Unlike many conventional antidepressant treatments, the short-term side effects of Ketamine Therapy are minimal and only last a brief time. Your care team will monitor you for comfort and efficacy during treatment to see how you are responding to the infusion. In some cases, feelings of nausea occur, particularly in people who suffer from motion sickness. This is almost always managed with an antiemetic given before, during, and/or after your infusion. Another common side effect is fatigue. These short-term side effects typically wear off gradually over several hours and are completely gone after a full night of rest. There are no known long-term side effects for ketamine treatment when used in a clinical setting. 

After the Ketamine Infusion

Once the infusion is complete, the effects of ketamine wear off very quickly. Patients tend to feel much like themselves within 15 to 30 minutes of the completion of their infusion.
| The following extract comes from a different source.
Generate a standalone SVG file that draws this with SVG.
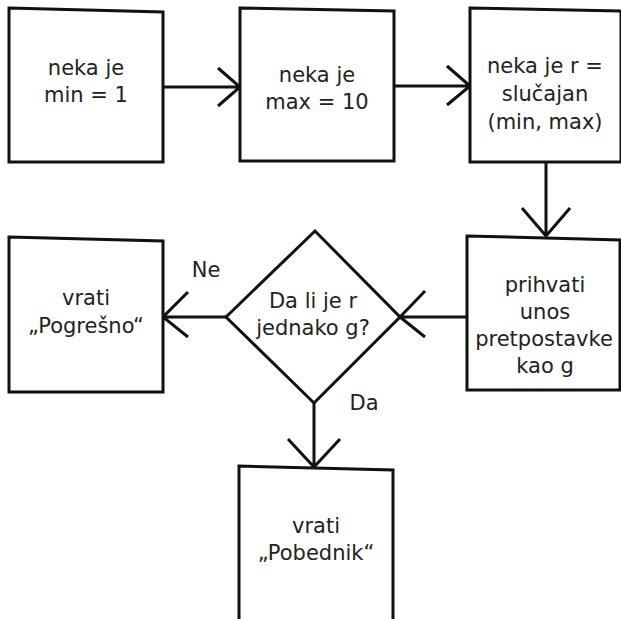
<svg xmlns="http://www.w3.org/2000/svg" width="621" height="619" viewBox="0 0 621 619">
  <style>
    .shape { fill: #fff; stroke: #111; stroke-width: 3; stroke-linejoin: miter; }
    .line { fill: none; stroke: #111; stroke-width: 3; stroke-linecap: butt; }
    .lbl { font-family: "DejaVu Sans", "Open Sans", sans-serif; font-size: 21px; fill: #222; text-anchor: middle; }
  </style>
  <rect width="621" height="619" fill="#fff"/>

  <g id="connectors">
    <!-- min -> max -->
    <path class="line" d="M163 87 H240 M218 68 L240 87 L218 106"/>
    <!-- max -> random -->
    <path class="line" d="M394 86 H470 M447 66 L470 86 L447 105"/>
    <!-- random -> input -->
    <path class="line" d="M546 162 V236 M522 208 L546 236 L570 208"/>
    <!-- input -> decision -->
    <path class="line" d="M467 317 H400 M425 291 L400 317 L425 337"/>
    <!-- decision -> wrong -->
    <path class="line" d="M226 317 H163 M188 292 L163 317 L188 337"/>
    <!-- decision -> winner -->
    <path class="line" d="M314 403 V467 M288 439 L314 467 L340 439"/>
    <text class="lbl" x="206" y="277">Ne</text>
    <text class="lbl" x="364" y="410">Da</text>
  </g>

  <g id="set-min">
    <path class="shape" d="M9 8 L163 12 L163 162 L9 162 Z"/>
    <text class="lbl" x="86" y="75">neka je</text>
    <text class="lbl" x="86" y="102">min = 1</text>
  </g>

  <g id="set-max">
    <path class="shape" d="M240 8 L394 11 L394 161 L240 161 Z"/>
    <text class="lbl" x="317" y="82">neka je</text>
    <text class="lbl" x="317" y="109">max = 10</text>
  </g>

  <g id="set-random">
    <path class="shape" d="M470 8 L621 11 L621 162 L470 162 Z"/>
    <text class="lbl" x="545" y="73">neka je r =</text>
    <text class="lbl" x="545" y="101">slučajan</text>
    <text class="lbl" x="545" y="129">(min, max)</text>
  </g>

  <g id="read-guess">
    <path class="shape" d="M467 236 L620 240 L620 390 L467 390 Z"/>
    <text class="lbl" x="545" y="292">prihvati</text>
    <text class="lbl" x="545" y="319">unos</text>
    <text class="lbl" x="544" y="346">pretpostavke</text>
    <text class="lbl" x="545" y="373">kao g</text>
  </g>

  <g id="compare">
    <path class="shape" d="M315 231 L400 317 L314 403 L226 317 Z"/>
    <text class="lbl" x="313" y="308">Da li je r</text>
    <text class="lbl" x="313" y="335">jednako g?</text>
  </g>

  <g id="return-wrong">
    <path class="shape" d="M9 237 L163 241 L163 392 L9 392 Z"/>
    <text class="lbl" x="86" y="305">vrati</text>
    <text class="lbl" x="86" y="333">„Pogrešno“</text>
  </g>

  <g id="return-winner">
    <path class="shape" d="M239 466 L393 470 L393 625 L239 625 Z"/>
    <text class="lbl" x="316" y="533">vrati</text>
    <text class="lbl" x="316" y="560">„Pobednik“</text>
  </g>
</svg>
While any effects you feel may seem to wear off shortly after an infusion, it is important that you take it easy for the remainder of the day. We advise you not to return to work or school, operate any heavy machinery, sign legal agreements, drive, or engage in any other high-stress activities the day of your infusion. You’ll need someone to drive you home afterwards, so make arrangements with a family member, friend, or car service like Uber or Lyft.
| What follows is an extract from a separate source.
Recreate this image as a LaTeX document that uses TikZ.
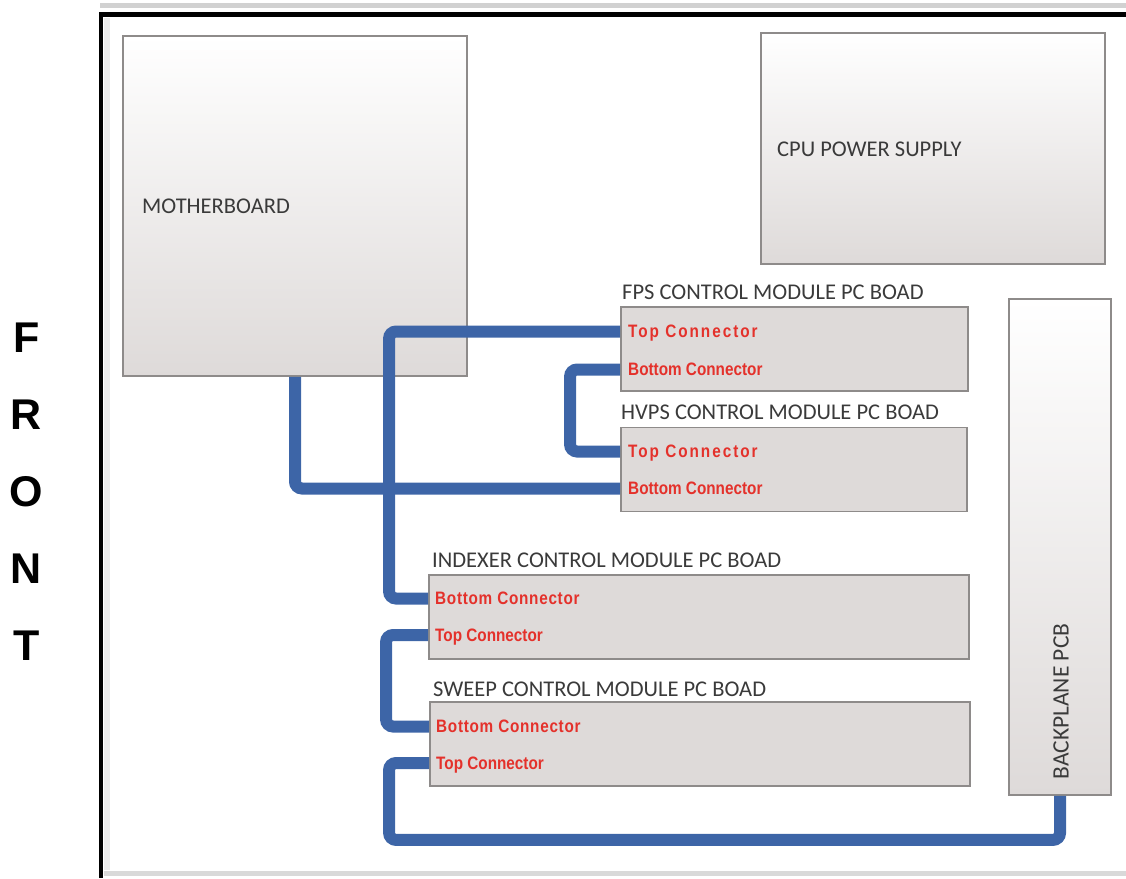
\documentclass[tikz,border=0pt]{standalone}
\usepackage{fontspec}
\setmainfont{Carlito}
\newfontfamily\chassisarial{Liberation Sans}[FakeStretch=0.85]
\newfontfamily\frontarial{Liberation Sans}
\usetikzlibrary{calc}
\definecolor{chassisblue}{HTML}{3D65A7}
\definecolor{chassisedge}{HTML}{8E8B8A}
\definecolor{chassisgrey}{HTML}{DEDAD9}
\definecolor{chassisink}{HTML}{3A3A3A}
\definecolor{chassisred}{HTML}{E4312B}

\begin{document}
\begin{tikzpicture}[x=1pt,y=-1pt,
  unitbox/.style={draw=chassisedge,line width=1.8pt,top color=white,
    middle color=white!55!chassisgrey,bottom color=chassisgrey,inner sep=0pt},
  boardbox/.style={draw=chassisedge,line width=1.8pt,fill=chassisgrey,
    minimum height=84pt,inner sep=0pt},
  boardtitle/.style={anchor=base west,inner sep=0pt,text=chassisink,
    font=\fontsize{22.5}{26}\selectfont},
  portlabel/.style={anchor=west,inner sep=0pt,text height=12.5pt,
    text depth=0pt,text=chassisred,
    font=\chassisarial\bfseries\fontsize{18}{20}\selectfont},
  portspaced/.style={font=\chassisarial\bfseries\fontsize{18}{20}\selectfont
    \addfontfeatures{LetterSpace=#1}},
  cablerun/.style={draw=chassisblue,line width=12pt,rounded corners=7pt},
  frontletter/.style={align=center,inner sep=0pt,
    font=\frontarial\bfseries\fontsize{43}{77}\selectfont}
]
  \useasboundingbox (0,0) rectangle (1126,878);
  % enclosure
  \draw[black!18,line width=5pt] (100,5.5) -- (1126,5.5);
  \draw[black!15,line width=5pt] (104,873) -- (1126,873);
  \draw[black!8,line width=6pt] (107,18) -- (107,870);
  \draw[black,line width=4.5pt] (101,878) |- (1126,14.5);
  \node[frontletter] (front) at (26.5,491.5) {F\\R\\O\\N\\T};

  \node[unitbox,minimum width=344pt,minimum height=340pt] (motherboard)
    at (295,206) {};
  \node[boardtitle] (motherboardlabel) at (142,213) {MOTHERBOARD};
  \node[unitbox,minimum width=344pt,minimum height=231pt] (cpupsu)
    at (933,148.5) {};
  \node[boardtitle] (cpupsulabel) at (777,156) {CPU POWER SUPPLY};
  \node[unitbox,minimum width=102pt,minimum height=496pt] (backplane)
    at (1060,547) {};
  \node[boardtitle,anchor=center,rotate=90,font=\fontsize{23.5}{26}\selectfont]
    (backplanelabel) at (1061,701.5) {BACKPLANE PCB};

  % control module boards
  \node[boardbox,minimum width=347pt] (fps) at (794.5,349) {};
  \node[boardtitle] (fpstitle) at (622,299) {FPS CONTROL MODULE PC BOAD};
  \node[portlabel,portspaced=11] (fpstop) at (628,331.5) {Top Connector};
  \node[portlabel] (fpsbottom) at (628,369.5) {Bottom Connector};

  \node[boardbox,minimum width=346pt] (hvps) at (794,469.5) {};
  \node[boardtitle] (hvpstitle) at (621,419) {HVPS CONTROL MODULE PC BOAD};
  \node[portlabel,portspaced=11] (hvpstop) at (628,451.5) {Top Connector};
  \node[portlabel] (hvpsbottom) at (628,488.5) {Bottom Connector};

  \node[boardbox,minimum width=540pt] (indexer) at (699,617) {};
  \node[boardtitle] (indexertitle) at (432,567)
    {INDEXER CONTROL MODULE PC BOAD};
  \node[portlabel,portspaced=4] (indexerbottom) at (435,598.5)
    {Bottom Connector};
  \node[portlabel] (indexertop) at (435,635) {Top Connector};

  \node[boardbox,minimum width=540pt] (sweep) at (700,744) {};
  \node[boardtitle] (sweeptitle) at (433,696) {SWEEP CONTROL MODULE PC BOAD};
  \node[portlabel,portspaced=4] (sweepbottom) at (436,726.5)
    {Bottom Connector};
  \node[portlabel] (sweeptop) at (436,763) {Top Connector};

  % ribbon cables
  \draw[cablerun] (motherboard.south) |- (hvps.west |- hvpsbottom.west);
  \draw[cablerun] (fps.west |- fpstop.west)
    -| ($(indexer.west |- indexerbottom.west)+(-39,0)$)
    -- (indexer.west |- indexerbottom.west);
  \draw[cablerun] (fps.west |- fpsbottom.west) -- +(-50,0)
    |- (hvps.west |- hvpstop.west);
  \draw[cablerun] (indexer.west |- indexertop.west) -- +(-42,0)
    |- (sweep.west |- sweepbottom.west);
  \draw[cablerun] (sweep.west |- sweeptop.west) -- +(-40,0)
    |- ($(backplane.south)+(0,44)$) -- (backplane.south);
\end{tikzpicture}
\end{document}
Progress may be subtle, gradual, or intermittent over several days or weeks. For those who notice immediate improvement, symptoms of depression often begin to dissipate within one hour of their first infusion. Patients with thoughts of self-harm or suicidal ideation often notice those thoughts and feelings are the first to go away and often disappear completely. There is often a dramatic relief of dread and hopelessness. 
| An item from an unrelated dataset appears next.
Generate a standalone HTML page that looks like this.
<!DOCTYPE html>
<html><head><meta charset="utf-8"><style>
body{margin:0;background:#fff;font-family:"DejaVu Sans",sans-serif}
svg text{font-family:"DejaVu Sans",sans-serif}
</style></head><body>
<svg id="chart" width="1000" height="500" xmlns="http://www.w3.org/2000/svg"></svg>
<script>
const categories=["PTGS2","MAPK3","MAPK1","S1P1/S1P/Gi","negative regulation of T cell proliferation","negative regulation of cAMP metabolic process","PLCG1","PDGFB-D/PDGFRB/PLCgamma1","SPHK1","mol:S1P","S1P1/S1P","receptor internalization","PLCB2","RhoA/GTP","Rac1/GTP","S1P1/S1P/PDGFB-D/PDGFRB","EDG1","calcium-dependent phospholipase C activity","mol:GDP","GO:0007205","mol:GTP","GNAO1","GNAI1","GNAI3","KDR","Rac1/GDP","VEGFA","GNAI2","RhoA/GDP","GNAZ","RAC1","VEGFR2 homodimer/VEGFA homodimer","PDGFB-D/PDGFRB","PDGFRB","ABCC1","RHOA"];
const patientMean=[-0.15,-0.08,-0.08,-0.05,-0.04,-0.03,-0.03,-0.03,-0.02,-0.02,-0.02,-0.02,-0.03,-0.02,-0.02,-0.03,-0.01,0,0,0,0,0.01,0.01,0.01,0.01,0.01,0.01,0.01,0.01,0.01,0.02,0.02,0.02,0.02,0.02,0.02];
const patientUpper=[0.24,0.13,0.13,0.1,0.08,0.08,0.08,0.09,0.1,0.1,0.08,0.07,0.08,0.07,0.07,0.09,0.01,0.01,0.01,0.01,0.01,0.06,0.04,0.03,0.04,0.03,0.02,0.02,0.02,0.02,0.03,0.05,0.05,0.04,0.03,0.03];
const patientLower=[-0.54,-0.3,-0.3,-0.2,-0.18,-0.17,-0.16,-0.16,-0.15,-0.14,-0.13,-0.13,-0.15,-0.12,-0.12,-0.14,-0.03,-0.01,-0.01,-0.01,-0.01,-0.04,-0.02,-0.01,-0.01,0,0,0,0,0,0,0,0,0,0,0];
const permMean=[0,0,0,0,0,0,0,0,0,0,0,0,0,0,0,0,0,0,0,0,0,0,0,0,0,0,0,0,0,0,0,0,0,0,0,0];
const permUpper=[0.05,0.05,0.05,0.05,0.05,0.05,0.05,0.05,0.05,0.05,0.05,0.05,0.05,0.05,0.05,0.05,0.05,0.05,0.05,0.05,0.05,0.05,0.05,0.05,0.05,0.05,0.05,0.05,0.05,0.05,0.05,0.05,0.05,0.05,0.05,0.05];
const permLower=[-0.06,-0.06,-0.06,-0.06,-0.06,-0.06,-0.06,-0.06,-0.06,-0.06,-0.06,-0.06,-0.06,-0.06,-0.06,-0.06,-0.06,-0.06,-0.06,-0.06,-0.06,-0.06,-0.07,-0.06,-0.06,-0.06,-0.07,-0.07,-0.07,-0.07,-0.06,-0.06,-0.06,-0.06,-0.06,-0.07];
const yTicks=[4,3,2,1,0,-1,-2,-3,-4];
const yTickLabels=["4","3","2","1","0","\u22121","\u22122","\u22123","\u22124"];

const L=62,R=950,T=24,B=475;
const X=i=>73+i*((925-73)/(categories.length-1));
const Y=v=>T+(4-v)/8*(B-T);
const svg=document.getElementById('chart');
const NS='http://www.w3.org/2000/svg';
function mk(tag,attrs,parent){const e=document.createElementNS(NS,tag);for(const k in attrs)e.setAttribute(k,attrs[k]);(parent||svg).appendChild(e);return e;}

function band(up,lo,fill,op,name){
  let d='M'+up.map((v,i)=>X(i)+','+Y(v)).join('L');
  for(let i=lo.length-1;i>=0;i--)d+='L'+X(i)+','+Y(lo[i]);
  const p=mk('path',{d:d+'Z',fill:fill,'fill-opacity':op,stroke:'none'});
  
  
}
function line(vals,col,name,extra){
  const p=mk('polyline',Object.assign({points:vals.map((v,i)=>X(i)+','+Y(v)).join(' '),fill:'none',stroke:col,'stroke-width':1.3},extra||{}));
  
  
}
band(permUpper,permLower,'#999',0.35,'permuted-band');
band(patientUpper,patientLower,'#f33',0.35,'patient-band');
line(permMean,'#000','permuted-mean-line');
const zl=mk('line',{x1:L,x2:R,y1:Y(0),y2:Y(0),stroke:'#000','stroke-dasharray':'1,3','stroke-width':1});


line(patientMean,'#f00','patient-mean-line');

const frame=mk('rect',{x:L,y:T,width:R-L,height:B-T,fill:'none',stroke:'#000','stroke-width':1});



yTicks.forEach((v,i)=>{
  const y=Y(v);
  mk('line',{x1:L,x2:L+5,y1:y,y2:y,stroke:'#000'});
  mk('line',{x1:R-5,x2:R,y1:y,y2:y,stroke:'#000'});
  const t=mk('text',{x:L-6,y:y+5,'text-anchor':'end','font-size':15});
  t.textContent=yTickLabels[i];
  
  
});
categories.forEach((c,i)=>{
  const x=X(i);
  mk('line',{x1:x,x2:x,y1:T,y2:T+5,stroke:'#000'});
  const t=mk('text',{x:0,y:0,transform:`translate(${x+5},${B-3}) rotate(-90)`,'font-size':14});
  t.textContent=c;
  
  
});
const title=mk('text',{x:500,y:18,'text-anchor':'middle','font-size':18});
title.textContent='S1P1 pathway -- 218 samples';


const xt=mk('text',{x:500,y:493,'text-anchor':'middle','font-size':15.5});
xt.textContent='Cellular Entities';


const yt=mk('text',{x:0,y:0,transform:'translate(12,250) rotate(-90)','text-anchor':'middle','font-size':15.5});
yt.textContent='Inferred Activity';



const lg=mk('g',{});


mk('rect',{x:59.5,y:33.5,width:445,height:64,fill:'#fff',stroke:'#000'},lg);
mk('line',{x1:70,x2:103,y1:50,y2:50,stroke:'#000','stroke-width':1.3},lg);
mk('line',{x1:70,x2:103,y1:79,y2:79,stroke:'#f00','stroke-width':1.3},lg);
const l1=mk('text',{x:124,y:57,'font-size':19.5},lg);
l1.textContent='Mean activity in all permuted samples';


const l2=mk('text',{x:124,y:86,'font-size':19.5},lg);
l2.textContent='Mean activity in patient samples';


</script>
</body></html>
It is more common for patients to see gradual, subtle improvement that increases over time than dramatic, rapid improvement in hours. In some cases, function improves before mood does. Most patients see some improvement by the day after their third infusion. Other patients may not notice any improvement in mood until several days or weeks after they have completed a full course of treatment, a series of 5-6 infusions.  


Patient testimonials report breaking free from negative thought and behavior cycles and the ability to stay productive throughout the day. Patients also report handling everyday activities and challenges that once seemed unbearable with ease. Overall, patients feel more energized, focused, and better able to experience pleasure. Food tastes better, music sounds better, and social interaction is easier and more enjoyable, among other things. 


One positive side effect of Ketamine Therapy is that it often enhances the impact of antidepressants, talk therapy, and other modalities like cognitive behavioral therapy (CBT) or dialectical behavioral therapy (DBT). Once the first series of infusions restores the brain to a healthy balance and function, providing initial relief, it is easier to sustain with healthy lifestyle changes and the other therapies we recommend as part of our Aftercare Program to support your ongoing recovery.



Will I Feel the Same Way Each Time?

Ketamine affects everyone differently and your experience will almost surely differ from one session to the next. Sometimes a blissful infusion is followed by a difficult one where memories or other thoughts can be confronting. Sometimes an initial infusion is strange and off-putting and a 2nd infusion is fascinating and comfortable. Preparing for treatment by researching, asking questions, and going in with a calm, positive mindset will help your chances of having a smooth experience. The work you do between treatments, such as following our Aftercare Guide, will positively influence your experiences and help you to achieve even greater therapeutic benefits. Like with anything, a willingness to be open to the experience as it is without concrete expectations will likely yield a positive outcome.